The Samsung Galaxy S10 and Note 10 Lite variants are now Bluetooth-certified devices
The SM-G770 and SM-N770F have reportedly popped up on the Bluetooth Special Interest Group (or Bluetooth SIG) database as of today (December 5, 2019). Interestingly, these possibly imminent new Samsung releases are overtly termed the Galaxy S10 Lite and Note 10 Lite respectively in their new regulatory documentation.
This new development, then, appears to confirm many weeks' worth of rumors that the 2 flagship series in question would gain new "Lite" variants. Furthermore, additional reports assert that the the SM-G770 is also now Wi-Fi Alliance, BIS (an Indian hardware authority) and FCC certified. They appear to coalesce the impression that the S10 Lite, at least, will be released very soon.
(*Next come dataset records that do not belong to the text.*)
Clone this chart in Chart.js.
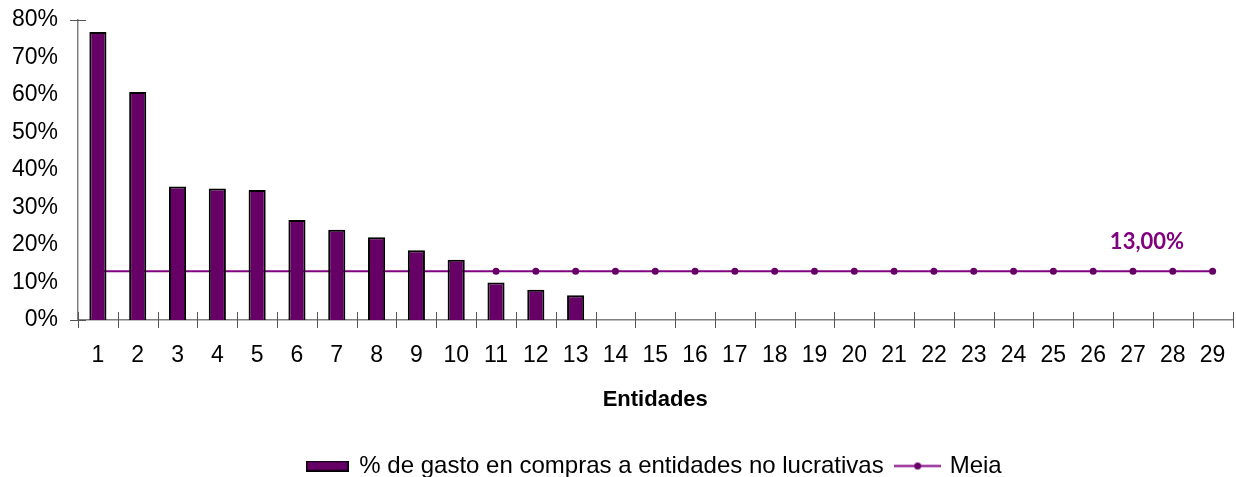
<!DOCTYPE html>
<html>
<head>
<meta charset="utf-8">
<script src="https://cdn.jsdelivr.net/npm/chart.js@4.4.1/dist/chart.umd.min.js"></script>
<style>
  html, body { margin: 0; padding: 0; background: #fff; }
  #wrap { width: 1236px; height: 477px; position: relative; }
</style>
</head>
<body>
<div id="wrap"><canvas id="c" width="1236" height="477"></canvas></div>
<script>
const categories = ['1','2','3','4','5','6','7','8','9','10','11','12','13','14','15','16','17','18','19','20','21','22','23','24','25','26','27','28','29'];
const gastoValues = [76.8, 60.8, 35.6, 35.1, 34.7, 26.7, 24.1, 22.1, 18.6, 16.1, 10.0, 8.1, 6.6,
  null, null, null, null, null, null, null, null, null, null, null, null, null, null, null, null];
const meiaValues = [13, 13, 13, 13, 13, 13, 13, 13, 13, 13, 13, 13, 13, 13, 13, 13, 13, 13, 13, 13, 13, 13, 13, 13, 13, 13, 13, 13, 13];
const yTicks = [0, 10, 20, 30, 40, 50, 60, 70, 80];
const meiaLabel = '13,00%';
const seriesNames = ['% de gasto en compras a entidades no lucrativas', 'Meia'];
const axisTitle = 'Entidades';

const BAR_COLOR = '#660066';
const LINE_COLOR = '#800080';

function barSample() {
  const c = document.createElement('canvas');
  c.width = 43; c.height = 11;
  const x = c.getContext('2d');
  x.fillStyle = '#000'; x.fillRect(0, 0, 43, 11);
  x.fillStyle = BAR_COLOR; x.fillRect(1.5, 1.5, 40, 8);
  return c;
}
function lineSample() {
  const c = document.createElement('canvas');
  c.width = 47; c.height = 9;
  const x = c.getContext('2d');
  x.strokeStyle = LINE_COLOR; x.lineWidth = 2;
  x.beginPath(); x.moveTo(0, 4.5); x.lineTo(47, 4.5); x.stroke();
  x.fillStyle = BAR_COLOR;
  x.beginPath(); x.arc(23.5, 4.5, 3.5, 0, Math.PI * 2); x.fill();
  return c;
}

const legendShift = {
  id: 'legendShift',
  afterLayout(chart) {
    const lg = chart.legend;
    if (lg) { lg.left += 38; lg.right += 38; }
  }
};

const tickMarks = {
  id: 'tickMarks',
  afterDatasetsDraw(chart) {
    const ctx = chart.ctx;
    const xs = chart.scales.x, ys = chart.scales.y;
    ctx.save();
    ctx.strokeStyle = '#555';
    ctx.lineWidth = 1;
    const n = categories.length;
    const bottom = ys.getPixelForValue(0);
    for (let i = 0; i <= n; i++) {
      const px = Math.round(xs.left + i * (xs.right - xs.left) / n) + 0.5;
      ctx.beginPath(); ctx.moveTo(px, bottom - 8); ctx.lineTo(px, bottom + 8); ctx.stroke();
    }
    [yTicks[0], yTicks[yTicks.length - 1]].forEach(v => {
      const py = Math.round(ys.getPixelForValue(v)) + 0.5;
      ctx.beginPath(); ctx.moveTo(xs.left - 8, py); ctx.lineTo(xs.left + 8, py); ctx.stroke();
    });
    const ax = xs.getPixelForValue(26) + 14;
    const ay = ys.getPixelForValue(meiaValues[26]) - 29;
    ctx.fillStyle = LINE_COLOR;
    ctx.font = 'bold 22px Lato, "Open Sans", sans-serif';
    ctx.textAlign = 'center';
    ctx.textBaseline = 'middle';
    ctx.fillText(meiaLabel, ax, ay);
    ctx.restore();
  }
};

new Chart(document.getElementById('c'), {
  data: {
    labels: categories,
    datasets: [
      {
        type: 'bar',
        label: seriesNames[0],
        data: gastoValues,
        backgroundColor: BAR_COLOR,
        borderColor: '#000',
        borderWidth: 2,
        barPercentage: 0.43,
        categoryPercentage: 1,
        order: 0
      },
      {
        type: 'line',
        label: seriesNames[1],
        data: meiaValues,
        borderColor: LINE_COLOR,
        borderWidth: 2,
        pointRadius: 3.5,
        pointBackgroundColor: BAR_COLOR,
        pointBorderWidth: 0,
        pointHoverRadius: 3.5,
        tension: 0,
        order: 1
      }
    ]
  },
  options: {
    responsive: false,
    animation: false,
    devicePixelRatio: 1,
    layout: { padding: { top: 20, right: 3, left: 0, bottom: -11 } },
    plugins: {
      tooltip: { enabled: false },
      legend: {
        position: 'bottom',
        labels: {
          usePointStyle: true,
          pointStyleWidth: 40,
          boxHeight: 11,
          padding: 14,
          color: '#000',
          font: { family: '"Liberation Sans", Arial, sans-serif', size: 24 },
          generateLabels(chart) {
            return [
              { text: seriesNames[0], pointStyle: barSample(), datasetIndex: 0, fillStyle: BAR_COLOR, strokeStyle: '#000', lineWidth: 0, hidden: false },
              { text: seriesNames[1], pointStyle: lineSample(), datasetIndex: 1, fillStyle: BAR_COLOR, strokeStyle: LINE_COLOR, lineWidth: 0, hidden: false }
            ];
          }
        }
      }
    },
    scales: {
      x: {
        offset: true,
        afterFit(scale) { scale.height = 120; scale.paddingLeft = 0; scale.paddingRight = 0; },
        grid: { display: false, offset: true, drawTicks: false },
        border: { display: true, color: '#808080', width: 1.5 },
        ticks: {
          color: '#000',
          padding: 22,
          maxRotation: 0,
          autoSkip: false,
          font: { family: '"Liberation Sans", Arial, sans-serif', size: 23 }
        },
        title: {
          display: true,
          text: axisTitle,
          color: '#000',
          padding: { top: 0, bottom: 27 },
          font: { family: '"Liberation Sans", Arial, sans-serif', size: 22, weight: 'bold' }
        }
      },
      y: {
        min: 0,
        max: 80,
        afterFit(scale) { scale.width = 78; scale.paddingTop = 0; scale.paddingBottom = 0; },
        grid: { display: false, drawTicks: false },
        border: { display: true, color: '#808080', width: 1.5 },
        afterBuildTicks(scale) { scale.ticks = yTicks.map(v => ({ value: v })); },
        ticks: {
          color: '#000',
          padding: 20,
          callback: v => v + '%',
          font: { family: '"Liberation Sans", Arial, sans-serif', size: 23 }
        }
      }
    }
  },
  plugins: [tickMarks, legendShift]
});
</script>
</body>
</html>
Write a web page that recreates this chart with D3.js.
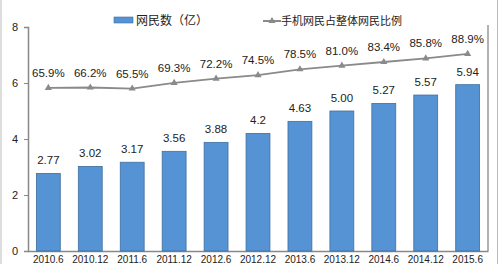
<!DOCTYPE html>
<html>
<head>
<meta charset="utf-8" />
<title>网民数</title>
<style>
body { margin: 0; background: #fff; }
text { font-family: "Noto Sans CJK SC", "Liberation Sans", sans-serif; fill: #222; }
</style>
</head>
<body>
<script src="https://d3js.org/d3.v7.min.js"></script>
<script>
var width = 500,
    height = 264;

var periods = ["2010.6","2010.12","2011.6","2011.12","2012.6","2012.12","2013.6","2013.12","2014.6","2014.12","2015.6"];
var users = [2.77, 3.02, 3.17, 3.56, 3.88, 4.2, 4.63, 5.00, 5.27, 5.57, 5.94];
var userLabels = ["2.77","3.02","3.17","3.56","3.88","4.2","4.63","5.00","5.27","5.57","5.94"];
var mobileShare = [65.9, 66.2, 65.5, 69.3, 72.2, 74.5, 78.5, 81.0, 83.4, 85.8, 88.9];
var yTicks = [0, 2, 4, 6, 8];

var margin = {left: 28, right: 12, top: 27, bottom: 13};

var svg = d3.select("body").append("svg")
    .attr("width", width)
    .attr("height", height);

// faint outer frame of the picture
svg.append("line").attr("x1", 1).attr("x2", 1).attr("y1", 0).attr("y2", height)
    .style("stroke", "#bbb").style("stroke-width", 1);
svg.append("line").attr("x1", 497.5).attr("x2", 497.5).attr("y1", 0).attr("y2", height)
    .style("stroke", "#bbb").style("stroke-width", 1);

var x = d3.scaleBand()
    .domain(periods)
    .range([margin.left, width - margin.right])
    .paddingInner(0.43)
    .paddingOuter(0.2);

var y = d3.scaleLinear()
    .domain([0, 8])
    .range([height - margin.bottom, margin.top]);

// hidden secondary scale for the percentage line
var y2 = d3.scaleLinear()
    .domain([-44, 107])
    .range([height - margin.bottom, margin.top]);

// left axis
var yAxis = svg.append("g")
    .attr("transform", "translate(" + margin.left + ",0)")
    .call(d3.axisLeft(y).tickValues(yTicks).tickSize(4).tickPadding(6));
yAxis.select(".domain").style("stroke", "#888").style("stroke-width", 1.5);
yAxis.selectAll(".tick line").style("stroke", "#888");
yAxis.selectAll(".tick text").style("font-size", "11px").style("font-family", "Liberation Sans, sans-serif").style("fill", "#222");

// right frame line
svg.append("line")
    .attr("x1", width - margin.right).attr("x2", width - margin.right)
    .attr("y1", margin.top - 2).attr("y2", height - margin.bottom)
    .style("stroke", "#999").style("stroke-width", 1.5);

// bottom axis
var xAxis = svg.append("g")
    .attr("transform", "translate(0," + (height - margin.bottom) + ")")
    .call(d3.axisBottom(x).tickSize(0).tickPadding(5));
xAxis.select(".domain").style("stroke", "#888").style("stroke-width", 1.5);
xAxis.selectAll(".tick text").style("font-size", "10px").style("font-family", "Liberation Sans, sans-serif").style("fill", "#222");

// bars
svg.selectAll(".bar")
    .data(users)
    .enter()
    .append("rect")
    .attr("class", "bar")
    .attr("x", function(d, i) { return x(periods[i]); })
    .attr("y", function(d) { return y(d); })
    .attr("width", x.bandwidth())
    .attr("height", function(d) { return y(0) - y(d); })
    .style("fill", "#5593d4")
    .style("stroke", "#3f6f9f")
    .style("stroke-width", 0.8);

svg.selectAll(".bar-label")
    .data(users)
    .enter()
    .append("text")
    .attr("class", "bar-label")
    .attr("x", function(d, i) { return x(periods[i]) + x.bandwidth() / 2; })
    .attr("y", function(d) { return y(d) - 9; })
    .attr("text-anchor", "middle")
    .style("font-size", "11.5px")
    .style("font-family", "Liberation Sans, sans-serif")
    .text(function(d, i) { return userLabels[i]; });

// share line
var line = d3.line()
    .x(function(d, i) { return x(periods[i]) + x.bandwidth() / 2; })
    .y(function(d) { return y2(d); });

svg.append("path")
    .datum(mobileShare)
    .attr("d", line)
    .style("fill", "none")
    .style("stroke", "#8a8a8a")
    .style("stroke-width", 1.8);

var tri = d3.symbol().type(d3.symbolTriangle).size(22);

svg.selectAll(".marker")
    .data(mobileShare)
    .enter()
    .append("path")
    .attr("class", "marker")
    .attr("d", tri)
    .attr("transform", function(d, i) {
      return "translate(" + (x(periods[i]) + x.bandwidth() / 2) + "," + y2(d) + ")";
    })
    .style("fill", "#8a8a8a");

svg.selectAll(".share-label")
    .data(mobileShare)
    .enter()
    .append("text")
    .attr("class", "share-label")
    .attr("x", function(d, i) { return x(periods[i]) + x.bandwidth() / 2; })
    .attr("y", function(d) { return y2(d) - 11; })
    .attr("text-anchor", "middle")
    .style("font-size", "11.5px")
    .style("font-family", "Liberation Sans, sans-serif")
    .text(function(d) { return d.toFixed(1) + "%"; });

// legend
var lg = svg.append("g");
lg.append("rect")
    .attr("x", 114).attr("y", 17).attr("width", 19).attr("height", 6)
    .style("fill", "#5593d4").style("stroke", "#3f6f9f").style("stroke-width", 0.6);
lg.append("text")
    .attr("x", 136).attr("y", 24.5)
    .style("font-size", "12px")
    .text("网民数（亿）");

lg.append("line")
    .attr("x1", 263).attr("x2", 281).attr("y1", 21).attr("y2", 21)
    .style("stroke", "#8a8a8a").style("stroke-width", 2);
lg.append("path")
    .attr("d", tri)
    .attr("transform", "translate(272,21)")
    .style("fill", "#8a8a8a");
lg.append("text")
    .attr("x", 281).attr("y", 25)
    .style("font-size", "11px")
    .text("手机网民占整体网民比例");
</script>
</body>
</html>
This putative event may help solve the growing mystery of why these 2 new devices bear their new marketing term. It distinctly implies that the specs with which the Samsung Galaxy S10 Lite is currently linked - which include 8GB of RAM, the Snapdragon 855 processor and a 6.7-inch display - are even now hurtling toward mid-tier status, in Samsung's eyes at least.
The Note 10 Lite's name, on the other hand, makes a slight bit more sense as it is rumored to rock Samsung's old flagship processor, the Exynos 9810. Then again, the release of the Galaxy Note 10+ 5G on T-Mobile increases the chances that both newer phones will ship with One UI 2.0 based on Android 10 out of the box.
In addition, the Galaxy Note 10 Lite and S10 Lite are also purported to be the first devices to exhibit their OEM's next-generation form factors, which may determine how its 2020 phones look. Then again, this may put them in the same arena as the upcoming A-series, with which design choices such as rectangular main camera modules and curved rear glass panels are currently associated.
To this end, the Samsung Galaxy S10 Lite and Note 10 Lite may have the same specs as the Galaxy A91 and Galaxy A81 respectively on their launch. Then again, the latter is also thought to have an S-Pen (obviously) and to exhibit a reassuring return to the 3.5mm jack for wired audio.